Roy S. Herbst, MD, PhD, professor of Medicine, chief of Medical Oncology, Yale Cancer Center and Smilow Cancer Hospital, chair of the SITC Cancer Immunotherapy Guidelines NSCLC Subcommittee, discusses key immunotherapy findings in non—small cell lung cancer, presented at the 2018 ASCO Annual Meeting.
Data presented at the 2018 ASCO Annual Meeting, though somewhat incremental, were practice-changing, explains Herbst. Data were presented on the KEYNOTE-042 and KEYNOTE-407 trials. KEYNOTE-042 looked at the use of pembrolizumab (Keytruda) monotherapy versus chemotherapy in patients with ³1% PD-L1 expression. The trial was positive with a reported hazard ratio (HR) of 0.81 across patient subgroups. That means that patients are better off getting immunotherapy versus chemotherapy, Herbst says.
However, Herbst explains that further investigation into the group with high PD-L1 expression revealed that the HR was 0.69. Whereas, the group with low PD-L1 expression reflected a HR of 0.92. Therefore, most of the benefit was driven by the patients with high PD-L1 expression. The trial serves as an endorsement for the use of immunotherapy in these patients, but Herbst says that he might consider giving a combination.
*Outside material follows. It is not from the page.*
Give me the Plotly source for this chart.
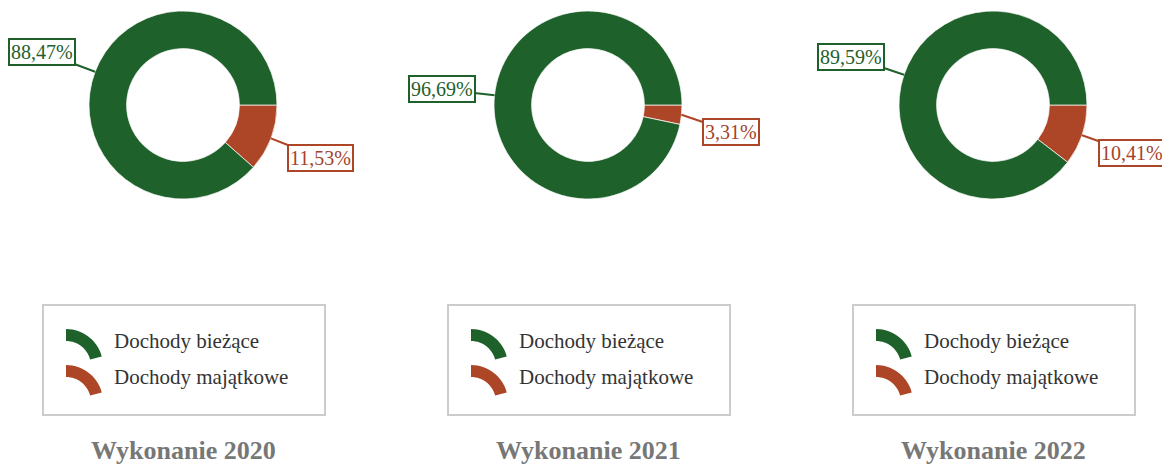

Also presented at the 2018 ASCO Annual Meeting was the KEYNOTE-407 trial in squamous cell carcinoma. That trial looked at the use of frontline carboplatin and paclitaxel or nab-paclitaxel (Abraxane) with or without pembrolizumab across all PD-L1 expressers. The HR was 0.64. The same holds true for patients with nonsquamous carcinoma, based on the results of the KEYNOTE-189 trial. This leaves physicians to believe that combination chemotherapy and immunotherapy will be the predominant treatment moving forward, Herbst says.